SR 116 begins at an intersection SR 122 (Booker T. Washington Highway) at the hamlet of Burnt Chimney. The state highway heads northwest as Jubal Early Highway, a two-lane undivided road that passes through northwestern Franklin County. After passing through the foothills, SR 116 has a short but steep and curvaceous crossing of the Blue Ridge Mountains. The state highway descends from the summit then has a short climb to Windy Gap, where the highway enters Roanoke County. SR 116 descends to Back Creek and continues northwest as Jae Valley Road, which passes under the Blue Ridge Parkway with no access. The state highway enters the city of Roanoke as Mount Pleasant Boulevard, then veers west as Riverland Road, which parallels the Roanoke River on the northeastern flank of Mill Mountain, down the slope from the Roanoke Star. SR 116 follows Riverland Road to Piedmont Street, onto which the highway turns south for one block to Walnut Street. The state highway uses a viaduct to cross the Roanoke River and the intersection of Norfolk Southern Railway's Winston-Salem and Altavista district rail lines just north of the historic Virginian Railway Passenger Station. Immediately after passing under U.S. Route 220 (US 220) (Roy L. Webber Expressway), SR 116 turns north onto four-lane Jefferson Street to pass through the Old Southwest neighborhood and by the Jefferson College of Health Sciences.

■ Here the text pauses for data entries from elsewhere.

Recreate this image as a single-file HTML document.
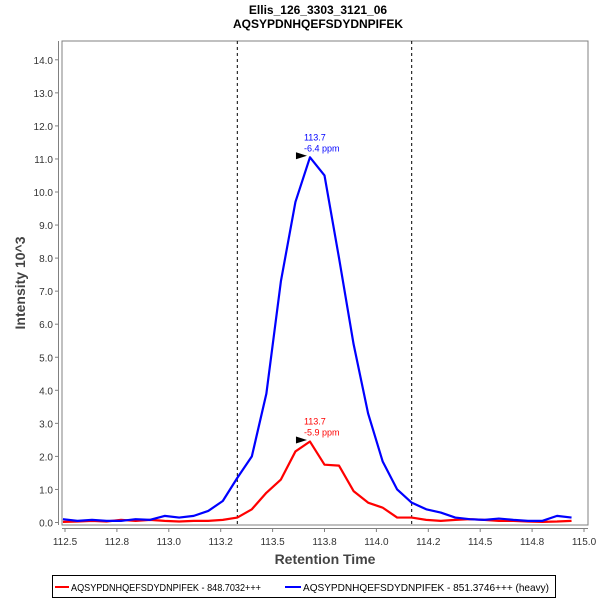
<!DOCTYPE html>
<html><head><meta charset="utf-8"><style>
body{margin:0;background:#fff;font-family:"Liberation Sans",sans-serif}
svg text{font-family:"Liberation Sans",sans-serif}
</style></head><body>
<svg id="c" width="600" height="600" xmlns="http://www.w3.org/2000/svg">
<text x="318" y="14" text-anchor="middle" font-size="12" font-weight="bold">Ellis_126_3303_3121_06</text>
<text x="318" y="28" text-anchor="middle" font-size="12" font-weight="bold">AQSYPDNHQEFSDYDNPIFEK</text>
<rect x="62" y="41" width="526" height="484" fill="#fff" stroke="#808080"/>
<line x1="58.5" y1="41" x2="58.5" y2="525" stroke="#808080"/>
<line x1="62" y1="528.5" x2="588" y2="528.5" stroke="#808080"/>
<g id="yt"></g><g id="xt"></g>
<text transform="translate(25,283) rotate(-90)" text-anchor="middle" font-size="14" font-weight="bold" fill="#444">Intensity 10^3</text>
<text x="325" y="564" text-anchor="middle" font-size="14" font-weight="bold" fill="#444">Retention Time</text>
<g id="marks"></g>
<rect x="52.5" y="575.5" width="503" height="22" fill="#fff" stroke="#000"/>
<g><line x1="55" y1="587" x2="69" y2="587" stroke="#f00" stroke-width="2"/><text x="71" y="591" font-size="10.5" textLength="190" lengthAdjust="spacingAndGlyphs">AQSYPDNHQEFSDYDNPIFEK - 848.7032+++</text></g>
<g><line x1="285" y1="587" x2="301" y2="587" stroke="#00f" stroke-width="2"/><text x="303" y="591" font-size="10.5" textLength="246" lengthAdjust="spacingAndGlyphs">AQSYPDNHQEFSDYDNPIFEK - 851.3746+++ (heavy)</text></g>
</svg>
<script>
const times=[112.49,112.56,112.63,112.70,112.77,112.84,112.91,112.98,113.05,113.12,113.19,113.26,113.33,113.40,113.47,113.54,113.61,113.68,113.75,113.82,113.89,113.96,114.03,114.10,114.17,114.24,114.31,114.38,114.45,114.52,114.59,114.66,114.73,114.80,114.87,114.94];
const heavy=[0.1,0.05,0.08,0.05,0.05,0.1,0.08,0.2,0.15,0.2,0.35,0.65,1.35,2.0,3.9,7.3,9.7,11.05,10.5,8.0,5.4,3.3,1.85,1.0,0.6,0.4,0.3,0.15,0.1,0.08,0.12,0.08,0.05,0.05,0.2,0.15];
const light=[0.02,0.03,0.05,0.03,0.08,0.05,0.08,0.05,0.03,0.05,0.05,0.08,0.15,0.4,0.9,1.3,2.15,2.45,1.75,1.72,0.95,0.6,0.45,0.15,0.15,0.08,0.05,0.08,0.1,0.08,0.05,0.05,0.03,0.02,0.03,0.05];
const xTicks=[112.5,112.75,113.0,113.25,113.5,113.75,114.0,114.25,114.5,114.75,115.0];
const xTickLabels=["112.5","112.8","113.0","113.2","113.5","113.8","114.0","114.2","114.5","114.8","115.0"];
const yTicks=[0,1,2,3,4,5,6,7,8,9,10,11,12,13,14];
const boundaries=[113.33,114.17];
const peakTime=113.68, heavyLabel=["113.7","-6.4 ppm"], lightLabel=["113.7","-5.9 ppm"];
const X=t=>65+(t-112.5)*207.6, Y=v=>522.5-v*33.05;
const NS="http://www.w3.org/2000/svg";
function mk(tag,attrs,parent,txt){const e=document.createElementNS(NS,tag);for(const k in attrs)e.setAttribute(k,attrs[k]);if(txt!=null)e.textContent=txt;document.getElementById(parent).appendChild(e);return e;}
yTicks.forEach(v=>{const y=Y(v);
const l=mk('line',{x1:55,x2:58.5,y1:y,y2:y,stroke:'#808080'},'yt');


const t=mk('text',{x:53,y:y+4,'text-anchor':'end','font-size':10,fill:'#333'},'yt',v.toFixed(1));

});
xTicks.forEach((v,i)=>{const x=X(v);
const l=mk('line',{x1:x,x2:x,y1:528.5,y2:532,stroke:'#808080'},'xt');


const t=mk('text',{x:x,y:545,'text-anchor':'middle','font-size':10,fill:'#333'},'xt',xTickLabels[i]);

});
boundaries.forEach(b=>{const l=mk('line',{x1:X(b),x2:X(b),y1:41,y2:525,stroke:'#000','stroke-dasharray':'3,3','stroke-width':1},'marks');

});
function series(vals,color,name){const p=mk('polyline',{points:vals.map((v,i)=>X(times[i])+','+Y(v)).join(' '),fill:'none',stroke:color,'stroke-width':2.2,'stroke-linejoin':'round'},'marks');

}
series(light,'#f00','light-series-line');
series(heavy,'#00f','heavy-series-line');
function peak(vals,color,lab,name){const i=times.indexOf(peakTime);const x=X(peakTime),y=Y(vals[i]);
const a=mk('polygon',{points:`${x-14},${y-5} ${x-14},${y+2} ${x-3},${y-1.5}`,fill:'#000'},'marks');


const t1=mk('text',{x:x-6,y:y-17,'font-size':9,fill:color},'marks',lab[0]);


const t2=mk('text',{x:x-6,y:y-6,'font-size':9,fill:color},'marks',lab[1]);

}
peak(heavy,'#00f',heavyLabel,'heavy-peak');
peak(light,'#f00',lightLabel,'light-peak');
</script>
</body></html>
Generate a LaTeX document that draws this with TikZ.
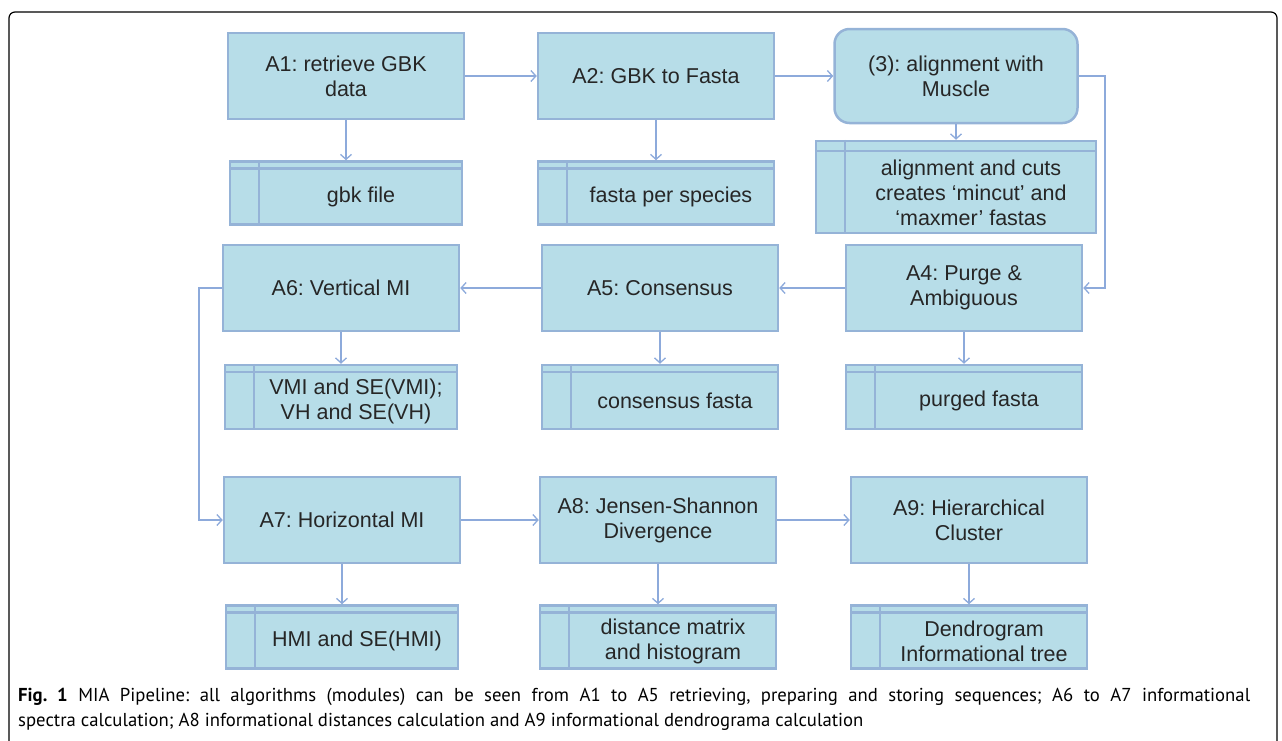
\documentclass[tikz,border=0pt]{standalone}
\usepackage{fontspec}
\setmainfont{Liberation Sans}
\newfontfamily\capfont{PT Sans}
\usetikzlibrary{arrows.meta}
\usetikzlibrary{positioning}
\frenchspacing

\definecolor{boxfill}{RGB}{183,221,232}
\definecolor{boxline}{RGB}{149,179,215}
\definecolor{flowline}{RGB}{141,170,219}
\definecolor{boxtext}{RGB}{38,38,38}

\tikzset{
  proc/.style={rectangle, draw=boxline, fill=boxfill, line width=2.5pt,
    minimum width=236pt, minimum height=86pt, align=center, text=boxtext,
    font=\fontsize{21.5}{25}\selectfont},
  store/.style={rectangle, draw=boxline, fill=boxfill, line width=2.5pt,
    minimum width=232pt, minimum height=63pt, inner sep=0pt},
  storelabel/.style={xshift=15pt, yshift=-4pt, align=center, text=boxtext,
    font=\fontsize{21.5}{25}\selectfont},
  flow/.style={draw=flowline, line width=1.3pt, ->,
    >={Straight Barb[length=5pt,width=11pt]}}
}

\begin{document}
\begin{tikzpicture}[x=1pt, y=-1pt]
	\useasboundingbox (0,0) rectangle (1282,740);
	% frame round the figure
	\draw[line width=1.2pt, rounded corners=6pt] (9,12) rectangle (1277,760);

	\begin{scope}[every node/.style={proc}]
		\node (a1) at (346,76) {A1: retrieve GBK\\data};
		\node (a2) at (656,76) {A2: GBK to Fasta};
		\node[rounded corners=15pt, minimum width=243pt, minimum height=94pt] (a3) at (956,76) {(3): alignment with\\Muscle};
		\node (a4) at (964,288) {A4: Purge \&\\Ambiguous};
		\node (a5) at (660,288) {A5: Consensus};
		\node (a6) at (341,288) {A6: Vertical MI};
		\node (a7) at (342,520) {A7: Horizontal MI};
		\node (a8) at (658,520) {A8: Jensen-Shannon\\Divergence};
		\node (a9) at (969,520) {A9: Hierarchical\\Cluster};
	\end{scope}

	% data stores
	\node[store, label={[storelabel]center:gbk file}] (gbk) at (346,193) {};
	\node[store, minimum width=236pt, label={[storelabel]center:fasta per species}] (fasta) at (656,193) {};
	\node[store, minimum width=280pt, minimum height=92pt,
	      label={[storelabel, yshift=-2pt]center:alignment and cuts\\creates ‘mincut’ and\\‘maxmer’ fastas}] (aln) at (956,187) {};
	\node[store, minimum height=64pt, label={[storelabel]center:VMI and SE(VMI);\\VH and SE(VH)}] (vmi) at (341,397) {};
	\node[store, minimum width=236pt, minimum height=64pt, label={[storelabel]center:consensus fasta}] (cons) at (660,397) {};
	\node[store, minimum width=236pt, minimum height=64pt, label={[storelabel]center:purged fasta}] (purged) at (964,397) {};
	\node[store, label={[storelabel]center:HMI and SE(HMI)}] (hmi) at (342,637) {};
	\node[store, minimum width=236pt, label={[storelabel]center:distance matrix\\and histogram}] (dist) at (658,637) {};
	\node[store, minimum width=236pt, label={[storelabel]center:Dendrogram\\Informational tree}] (dend) at (969,637) {};

	\foreach \s/\h in {gbk/8, fasta/8, aln/11, vmi/8, cons/8, purged/8, hmi/8, dist/8, dend/8}
		\draw[draw=boxline, line width=2.5pt]
			([yshift=-\h pt]\s.north west) -- ([yshift=-\h pt]\s.north east)
			([xshift=30pt]\s.north west) -- ([xshift=30pt]\s.south west);

	\begin{scope}[every edge/.style={flow}]
		\path (a1) edge (a2);
		\path (a2) edge (a3);
		\path (a1) edge (gbk);
		\path (a2) edge (fasta);
		\path (a3) edge (aln);
		\path (a4) edge (a5);
		\path (a5) edge (a6);
		\path (a4) edge (purged);
		\path (a5) edge (cons);
		\path (a6) edge (vmi);
		\path (a7) edge (a8);
		\path (a8) edge (a9);
		\path (a7) edge (hmi);
		\path (a8) edge (dist);
		\path (a9) edge (dend);
	\end{scope}

	\coordinate (rturn) at (1105,76);
	\coordinate (lturn) at (199,288);
	\draw[flow] (a3.east) -- (rturn) |- (a4.east);
	\draw[flow] (a6.west) -- (lturn) |- (a7.west);

	\node[anchor=north west, align=left, inner sep=0pt, text=black,
	      font=\capfont\fontsize{18.7}{25}\selectfont] (caption) at (18,688)
		{\makebox[1232pt][s]{\textbf{Fig. 1} MIA Pipeline: all algorithms (modules) can be seen from A1 to A5 retrieving, preparing and storing sequences; A6 to A7 informational}\\
		 spectra calculation; A8 informational distances calculation and A9 informational dendrograma calculation};
\end{tikzpicture}
\end{document}
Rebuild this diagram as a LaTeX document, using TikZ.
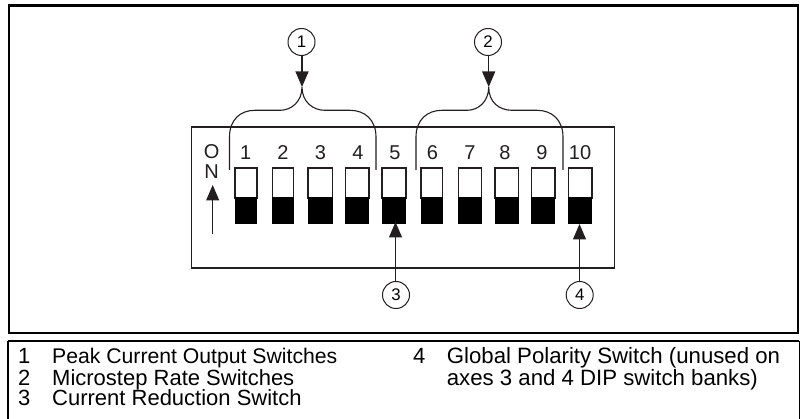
\documentclass[tikz,border=0pt]{standalone}
\usepackage{fontspec}
\setmainfont{Liberation Sans}
\usetikzlibrary{arrows.meta}
\definecolor{ink}{HTML}{231F20}
\tikzset{
  x=1pt,y=-1pt,
  frame/.style={draw=black,line width=2.2pt},
  panel/.style={draw=ink,line width=1.3pt},
  callout/.style={circle,draw=ink,line width=1pt,fill=white,minimum size=27pt,inner sep=0pt,font=\fontsize{16.8}{16.8}\selectfont},
  pointer/.style={draw=ink,line width=1.1pt,-{Triangle[length=15.5pt,width=13pt,fill=ink]}},
  brace/.style={draw=ink,line width=1.1pt},
  numlabel/.style={inner sep=0pt,text=ink,font=\fontsize{20}{20}\selectfont},
  legendtext/.style={anchor=base west,inner sep=0pt,font=\fontsize{22}{22}\selectfont},
  legendwide/.style={anchor=base west,inner sep=0pt,font=\fontsize{22.2}{22}\selectfont},
  legendpeak/.style={anchor=base west,inner sep=0pt,font=\fontsize{21.2}{22}\selectfont},
  swupper/.style={draw=ink,line width=1.1pt,fill=white},
  swlower/.style={fill=black},
}
\begin{document}
\begin{tikzpicture}
\useasboundingbox (0,0) rectangle (800,419);
\path[fill=white] (0,0) rectangle (800,419);
% frames
\draw[frame] (8.7,5.5) rectangle (798,333);
\draw[frame] (8,341) -- (799.4,341);
\draw[frame] (8,341) -- (8,419);
\draw[draw=black,line width=1.2pt] (799.2,341) -- (799.2,419);
% panel
\draw[panel] (191.7,127) rectangle (614.7,268);
% switches
\foreach \a/\b [count=\i] in {235/257,272.3/293.7,308/332.3,345.7/369,382/406,421/442.7,458.3/481.7,495/518.3,531.7/555,568.3/592}{
  \draw[swupper] (\a,168) rectangle (\b,198);
  \fill[swlower] (\a-.4,197) rectangle (\b+.4,224);
}
% switch numbers
\foreach \x/\t in {245.7/1,283/2,320.5/3,358/4,395/5,432.5/6,470/7,505/8,542/9,580/10}{
  \node[numlabel,anchor=base] (n\t) at (\x,160) {\t};
}
% ON
\node[numlabel,anchor=base] (on) at (211.7,159) {O};
\node[numlabel,anchor=base] (nn) at (211.7,178.5) {N};
\coordinate (ontail) at (212.7,234);
\coordinate (ontip) at (212.7,185);
\draw[pointer] (ontail) -- (ontip);
% callouts
\node[callout] (c1) at (301.5,42) {1};
\node[callout] (c2) at (488,42) {2};
\node[callout] (c3) at (396,295) {3};
\node[callout] (c4) at (579.7,295) {4};
\coordinate (t1) at (302,87);
\coordinate (t2) at (488.7,87);
\coordinate (t3) at (395.5,222);
\coordinate (t4) at (579.5,224);
\draw[pointer] (c1.south -| t1) -- (t1);
\draw[pointer] (c2.south -| t2) -- (t2);
\draw[pointer] (c3.north -| t3) -- (t3);
\draw[pointer] (c4.north -| t4) -- (t4);
% braces
\draw[brace] (229.5,170) -- (229.5,137) .. controls (229.5,120) and (240,110.3) .. (255,110.3) -- (280,110.3) .. controls (291,110.3) and (302,102) .. (t1)
  .. controls (302,102) and (313,110.3) .. (325,110.3) -- (350,110.3) .. controls (365,110.3) and (376,120) .. (376,137) -- (376,170);
\draw[brace] (416,170) -- (416,137) .. controls (416,120) and (427,110.3) .. (442,110.3) -- (467,110.3) .. controls (478,110.3) and (488.7,102) .. (t2)
  .. controls (488.7,102) and (499,110.3) .. (512,110.3) -- (537,110.3) .. controls (552,110.3) and (563,120) .. (563,137) -- (563,170);
% legend
\node[legendtext] (k1) at (18,363) {1};
\node[legendpeak] (l1) at (52,363) {Peak Current Output Switches};
\node[legendtext] (k2) at (18,385) {2};
\node[legendtext] (l2) at (52,385) {Microstep Rate Switches};
\node[legendtext] (k3) at (18,405.6) {3};
\node[legendtext] (l3) at (52,405.6) {Current Reduction Switch};
\node[legendtext] (k4) at (413,363) {4};
\node[legendwide] (l4) at (446.7,363) {Global Polarity Switch (unused on};
\node[legendwide] (l5) at (446.7,385) {axes 3 and 4 DIP switch banks)};
\end{tikzpicture}
\end{document}
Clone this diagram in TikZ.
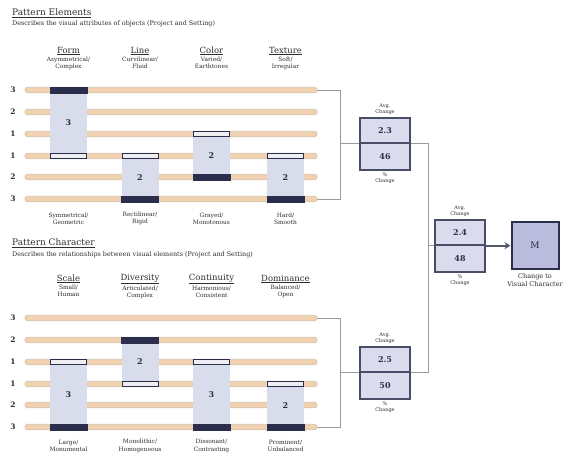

SR 116 reaches the southern edge of Downtown Roanoke at Elm Avenue, which heads west as US 221 and east as SR 24. SR 116 and US 221 continue north on Jefferson Street past the Patrick Henry Hotel to Franklin Road, where the highways turn east. After one block on Franklin Road, the highways turn north onto four-lane Williamson Road, on which they head north along the eastern side of Downtown Roanoke. SR 116 and US 221 are joined by US 11 at Campbell Avenue. The three highways expand to a divided highway and cross over Norfolk Southern's Blue Ridge District rail line between the Roanoke Shops to the east and the O. Winston Link Museum and Hotel Roanoke to the west. SR 116, US 221, and US 11 have a partial interchange with Interstate 581 (I-581) and US 220 east of the Gainsboro neighborhood; the interchange features ramps from northbound SR 116 to northbound I-581 and from southbound I-581 to southbound SR 116. The highways pass the Roanoke Civic Center before intersecting Orange Avenue in the middle of the Williamson Road neighborhood. Orange Avenue carries US 460 and U.S. Route 220 Alternate through the intersection, and U.S. Route 11 Alternate west of the intersection. US 11 continues north on Williamson Road, US 221 turns east onto Orange Avenue, and SR 116 turns west onto Orange Avenue.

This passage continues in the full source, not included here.